The number of savers enrolled in DC workplace schemes in the UK is expected to rise to 17 million1 (up from 11 million today) with an expected aggregate pension pot of £554bn (potentially as high as £914bn) by 20302; and currently 90 per cent of DC savers are in their scheme’s default fund3. At the same time, ESG investing has gained significant momentum in the UK, with £1.4tn in assets under management in the wider investment community in 2015 versus £500bn in 20134. The combination of these two factors underscores the importance of managing ESG risk in default fund arrangements.
The research by Sustainalytics, a leading global provider of ESG and corporate governance research and ratings, assessed the equities allocation for a typical DC default fund, and mapped this against the most prominent ESG risks. Key findings include:
‘human capital’ is the single biggest source of ESG risk at the companies in which DC default funds invest, accounting for 11 per cent of the ESG risk to which default funds are exposed.
climate change risks from energy use and greenhouse gas emissions are also substantial, affecting 22 industries found in a typical DC default fund’s portfolio, more than any other ESG issue.

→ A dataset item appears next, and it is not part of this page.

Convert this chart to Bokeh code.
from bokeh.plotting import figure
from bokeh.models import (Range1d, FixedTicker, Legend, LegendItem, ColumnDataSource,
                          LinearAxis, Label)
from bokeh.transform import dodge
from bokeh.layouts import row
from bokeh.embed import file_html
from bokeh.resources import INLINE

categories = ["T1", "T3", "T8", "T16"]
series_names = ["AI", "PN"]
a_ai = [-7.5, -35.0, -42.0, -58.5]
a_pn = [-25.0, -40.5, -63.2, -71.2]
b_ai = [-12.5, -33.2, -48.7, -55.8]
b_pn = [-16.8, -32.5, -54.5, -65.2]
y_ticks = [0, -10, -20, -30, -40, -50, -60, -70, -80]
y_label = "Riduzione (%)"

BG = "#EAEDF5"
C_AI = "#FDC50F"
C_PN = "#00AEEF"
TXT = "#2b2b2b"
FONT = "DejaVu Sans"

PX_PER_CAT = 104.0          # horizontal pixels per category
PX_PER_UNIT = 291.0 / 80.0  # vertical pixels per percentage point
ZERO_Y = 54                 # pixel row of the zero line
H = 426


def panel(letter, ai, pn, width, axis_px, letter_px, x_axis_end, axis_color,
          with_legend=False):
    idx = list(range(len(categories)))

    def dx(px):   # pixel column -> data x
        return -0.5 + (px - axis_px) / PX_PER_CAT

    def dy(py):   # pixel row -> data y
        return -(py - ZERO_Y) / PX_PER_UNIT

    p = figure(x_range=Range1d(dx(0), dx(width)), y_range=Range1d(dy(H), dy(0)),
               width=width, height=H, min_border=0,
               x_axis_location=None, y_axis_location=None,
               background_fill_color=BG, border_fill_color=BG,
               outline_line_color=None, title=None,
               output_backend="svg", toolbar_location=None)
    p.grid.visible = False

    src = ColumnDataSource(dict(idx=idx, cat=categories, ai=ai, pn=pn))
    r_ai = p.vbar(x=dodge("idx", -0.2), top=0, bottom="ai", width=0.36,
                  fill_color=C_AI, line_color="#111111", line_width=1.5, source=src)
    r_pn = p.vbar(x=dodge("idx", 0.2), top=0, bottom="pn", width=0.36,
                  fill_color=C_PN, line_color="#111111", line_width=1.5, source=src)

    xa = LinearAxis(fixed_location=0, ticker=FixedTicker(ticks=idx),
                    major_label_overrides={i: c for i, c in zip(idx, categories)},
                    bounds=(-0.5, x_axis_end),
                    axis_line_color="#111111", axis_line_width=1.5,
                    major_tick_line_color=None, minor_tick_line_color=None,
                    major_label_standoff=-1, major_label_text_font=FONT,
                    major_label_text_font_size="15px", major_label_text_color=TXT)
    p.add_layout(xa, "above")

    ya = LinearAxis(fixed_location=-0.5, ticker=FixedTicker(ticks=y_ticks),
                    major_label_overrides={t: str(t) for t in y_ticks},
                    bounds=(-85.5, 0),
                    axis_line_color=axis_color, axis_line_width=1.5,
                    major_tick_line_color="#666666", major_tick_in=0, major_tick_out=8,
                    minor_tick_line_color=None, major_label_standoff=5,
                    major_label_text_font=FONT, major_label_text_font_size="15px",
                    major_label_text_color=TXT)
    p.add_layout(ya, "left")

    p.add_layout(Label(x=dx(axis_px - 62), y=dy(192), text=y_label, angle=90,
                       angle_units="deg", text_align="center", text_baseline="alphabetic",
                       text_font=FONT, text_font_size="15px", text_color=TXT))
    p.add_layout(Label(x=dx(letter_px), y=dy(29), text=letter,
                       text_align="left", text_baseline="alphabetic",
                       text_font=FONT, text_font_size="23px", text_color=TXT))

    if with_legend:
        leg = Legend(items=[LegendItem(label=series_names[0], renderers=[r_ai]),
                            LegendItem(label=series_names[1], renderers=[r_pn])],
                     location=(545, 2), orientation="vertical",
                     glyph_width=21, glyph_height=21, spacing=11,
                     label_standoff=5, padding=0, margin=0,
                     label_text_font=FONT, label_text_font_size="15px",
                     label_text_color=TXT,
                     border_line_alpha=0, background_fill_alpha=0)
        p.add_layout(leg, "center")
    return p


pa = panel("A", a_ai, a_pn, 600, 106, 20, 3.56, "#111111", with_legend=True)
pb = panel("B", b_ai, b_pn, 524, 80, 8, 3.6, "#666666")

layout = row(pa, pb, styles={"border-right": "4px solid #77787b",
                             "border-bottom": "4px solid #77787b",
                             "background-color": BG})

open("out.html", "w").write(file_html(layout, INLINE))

Luke Hildyard, Policy Lead: Stewardship and Corporate Governance, Pensions and Lifetime Savings Association, said:“Pension funds are moving beyond the debate about whether or not the environmental and social impact of their investments matters to long-term returns and on to what they should do to manage it.

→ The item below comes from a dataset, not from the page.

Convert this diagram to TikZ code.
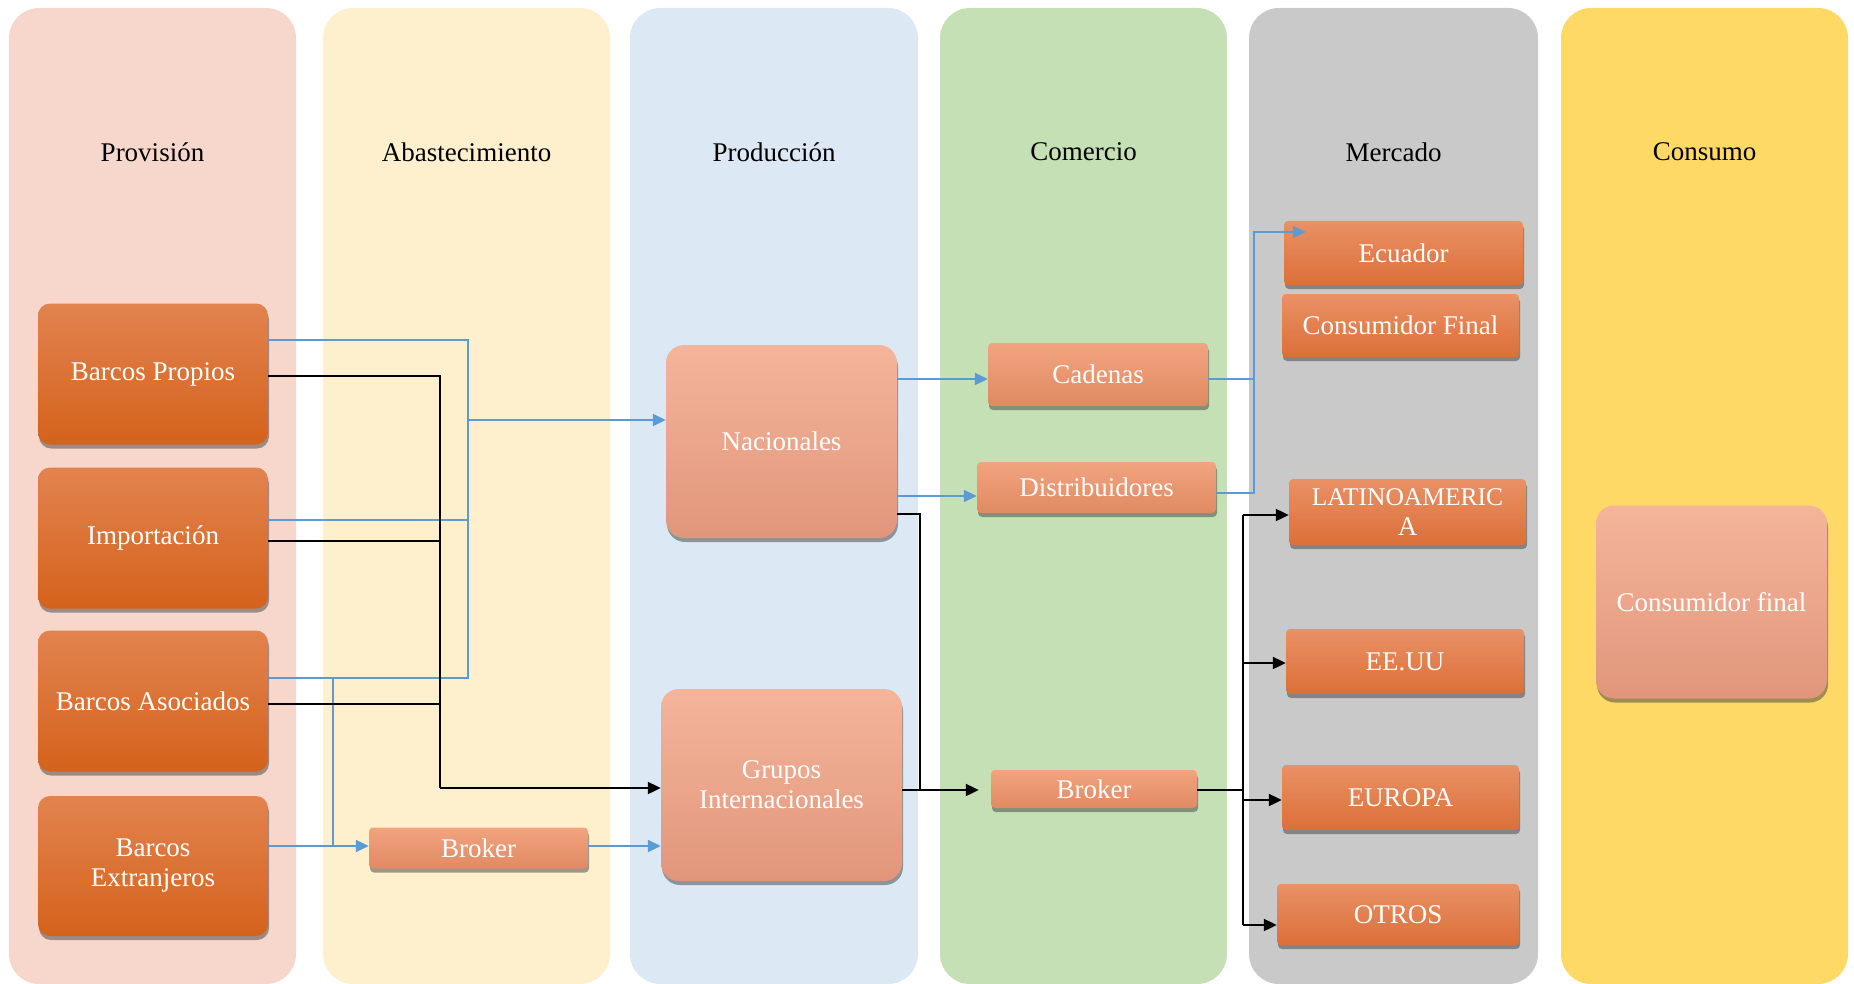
\documentclass[tikz,border=0pt]{standalone}
\usepackage{fontspec}
\setmainfont{Liberation Serif}
\usetikzlibrary{arrows.meta,shadows,calc}
\definecolor{laneA}{HTML}{F7D7CC}
\definecolor{laneB}{HTML}{FFF0CD}
\definecolor{laneC}{HTML}{DDE8F5}
\definecolor{laneD}{HTML}{C5E0B4}
\definecolor{laneE}{HTML}{C9C9C9}
\definecolor{laneF}{HTML}{FFD966}
\definecolor{darkT}{HTML}{E2834F}
\definecolor{darkB}{HTML}{D4621C}
\definecolor{mktT}{HTML}{E99166}
\definecolor{mktB}{HTML}{DC6F38}
\definecolor{salT}{HTML}{F4B59B}
\definecolor{salB}{HTML}{E1967B}
\definecolor{midT}{HTML}{F1A47F}
\definecolor{midB}{HTML}{E08A63}
\definecolor{blueL}{HTML}{5B9BD5}
\tikzset{
  lanetitle/.style={font=\fontsize{27}{30}\selectfont, text=black},
  boxbase/.style={rectangle, text=white, align=center, inner sep=2pt,
    font=\fontsize{27}{30}\selectfont,
    drop shadow={shadow xshift=1pt, shadow yshift=-4pt, opacity=0.5, fill=black!75}},
  darkbox/.style={boxbase, top color=darkT, bottom color=darkB, rounded corners=12pt,
    minimum width=230pt, minimum height=141pt},
  mktbox/.style={boxbase, top color=mktT, bottom color=mktB, rounded corners=4pt,
    minimum width=238pt},
  salbox/.style={boxbase, top color=salT, bottom color=salB, rounded corners=18pt,
    minimum width=231pt, minimum height=193pt},
  midbox/.style={boxbase, top color=midT, bottom color=midB, rounded corners=4pt},
  bl/.style={draw=blueL, line width=2pt},
  bk/.style={draw=black, line width=2.1pt},
  tip/.style={-{Triangle[length=13pt,width=12pt]}}
}
\begin{document}
\begin{tikzpicture}[x=1pt,y=-1pt]
\useasboundingbox (0,0) rectangle (1854,984);
% lanes
\fill[laneA, rounded corners=30pt] (9,8) rectangle (296,984);
\fill[laneB, rounded corners=30pt] (323,8) rectangle (610,984);
\fill[laneC, rounded corners=30pt] (630,8) rectangle (918,984);
\fill[laneD, rounded corners=30pt] (940,8) rectangle (1227,984);
\fill[laneE, rounded corners=30pt] (1249,8) rectangle (1538,984);
\fill[laneF, rounded corners=30pt] (1561,8) rectangle (1848,984);
% titles
\node[lanetitle] (t1) at (152.5,152) {Provisión};
\node[lanetitle] (t2) at (466.5,152) {Abastecimiento};
\node[lanetitle] (t3) at (774,152) {Producción};
\node[lanetitle] (t4) at (1083.5,152) {Comercio};
\node[lanetitle] (t5) at (1393.5,152) {Mercado};
\node[lanetitle] (t6) at (1704.5,152) {Consumo};
% provision
\node[darkbox] (BP) at (153,374) {Barcos Propios};
\node[darkbox] (IM) at (153,538) {Importación};
\node[darkbox] (BA) at (153,701) {Barcos Asociados};
\node[darkbox, minimum height=140pt] (BE) at (153,866) {Barcos\\Extranjeros};
% abastecimiento
\node[midbox, minimum width=219pt, minimum height=41pt] (BrA) at (478.5,848) {Broker};
% produccion
\node[salbox] (NAC) at (781.5,441.5) {Nacionales};
\node[salbox, minimum width=241pt, minimum height=192pt] (GI) at (781.5,785) {Grupos\\Internacionales};
% comercio
\node[midbox, minimum width=220pt, minimum height=63pt] (CAD) at (1098,374.5) {Cadenas};
\node[midbox, minimum width=239pt, minimum height=51pt] (DIS) at (1096.5,487.5) {Distribuidores};
\node[midbox, minimum width=206pt, minimum height=38pt] (BrC) at (1094,789) {Broker};
% mercado
\node[mktbox, minimum width=239pt, minimum height=64pt] (ECU) at (1403.5,253) {Ecuador};
\node[mktbox, minimum width=237pt, minimum height=63pt] (CF) at (1400.5,325.5) {Consumidor Final};
\node[mktbox, minimum width=237pt, minimum height=66pt] (LAT) at (1407.5,512) {\fontsize{25.5}{28}\selectfont LATINOAMERIC\\A};
\node[mktbox, minimum width=238pt, minimum height=65pt] (EEUU) at (1405,661.5) {EE.UU};
\node[mktbox, minimum width=237pt, minimum height=65pt] (EUR) at (1400.5,797.5) {EUROPA};
\node[mktbox, minimum width=242pt, minimum height=61pt] (OTR) at (1398,914.5) {OTROS};
% consumo
\node[salbox] (CFin) at (1711.5,602) {Consumidor final};
% junction coordinates
\coordinate (jb1) at (468,340);
\coordinate (jb2) at (468,520);
\coordinate (jb3) at (468,678);
\coordinate (jbN) at (468,420);
\coordinate (jx1) at (333,678);
\coordinate (jx2) at (333,846);
\coordinate (kb1) at (440,376);
\coordinate (kb2) at (440,541);
\coordinate (kb3) at (440,704);
\coordinate (kb4) at (440,788);
\coordinate (n1) at (897,379);
\coordinate (n2) at (897,496);
\coordinate (m1) at (1254,379);
\coordinate (m2) at (1254,493);
\coordinate (m3) at (1254,232);
\coordinate (o1) at (920,514);
\coordinate (o2) at (920,790);
\coordinate (p0) at (1243,790);
\coordinate (p1) at (1243,515);
\coordinate (p2) at (1243,663);
\coordinate (p3) at (1243,800);
\coordinate (p4) at (1243,925);
% blue connectors (provision)
\draw[bl] (BP.east |- jb1) -- (jb1) -- (jb3) -- (BA.east |- jb3);
\draw[bl] (IM.east |- jb2) -- (jb2);
\draw[bl,tip] (jbN) -- (NAC.west |- jbN);
\draw[bl] (jx1) -- (jx2);
\draw[bl,tip] (BE.east |- jx2) -- (BrA.west |- jx2);
\draw[bl,tip] (BrA.east |- jx2) -- (GI.west |- jx2);
% black connectors (provision)
\draw[bk] (BP.east |- kb1) -- (kb1) -- (kb4);
\draw[bk] (IM.east |- kb2) -- (kb2);
\draw[bk] (BA.east |- kb3) -- (kb3);
\draw[bk,tip] (kb4) -- (GI.west |- kb4);
% produccion to comercio
\draw[bl,tip] (NAC.east |- n1) -- (CAD.west |- n1);
\draw[bl,tip] (NAC.east |- n2) -- (DIS.west |- n2);
\draw[bk] (NAC.east |- o1) -- (o1) -- (o2);
\draw[bk,tip] (GI.east |- o2) -- ($(BrC.west |- o2)+(-12,0)$);
% comercio to mercado
\draw[bl] (CAD.east |- m1) -- (m1);
\draw[bl,tip] (DIS.east |- m2) -- (m2) -- (m3) -- ($(ECU.west |- m3)+(22,0)$);
\draw[bk] (BrC.east |- p0) -- (p0);
\draw[bk] (p1) -- (p4);
\draw[bk,tip] (p1) -- (LAT.west |- p1);
\draw[bk,tip] (p2) -- (EEUU.west |- p2);
\draw[bk,tip] (p3) -- (EUR.west |- p3);
\draw[bk,tip] (p4) -- (OTR.west |- p4);
\end{tikzpicture}
\end{document}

“The PLSA commissioned this research to better understand the scale and type of risk facing DC pension savers. The findings demonstrate the importance of stewardship activities around issues including human capital, business ethics, data security and climate change. Over the coming year we will be developing further resources to help our members engage with asset managers and investee companies around these issues.”
Report author Doug Morrow, Associate Director, Thematic Research, Sustainalytics, commented: “Given the convergence of UK market trends, understanding and managing ESG risks in DC default funds is becoming increasingly important. Our research findings reveal pension schemes can potentially mitigate these risks by embedding ESG investment products in default fund allocations and engaging on ESG issues with external managers and investee companies. We applaud the PLSA for raising awareness of this critical topic and believe these findings will help to advance the dialogue around ESG issues and default funds.”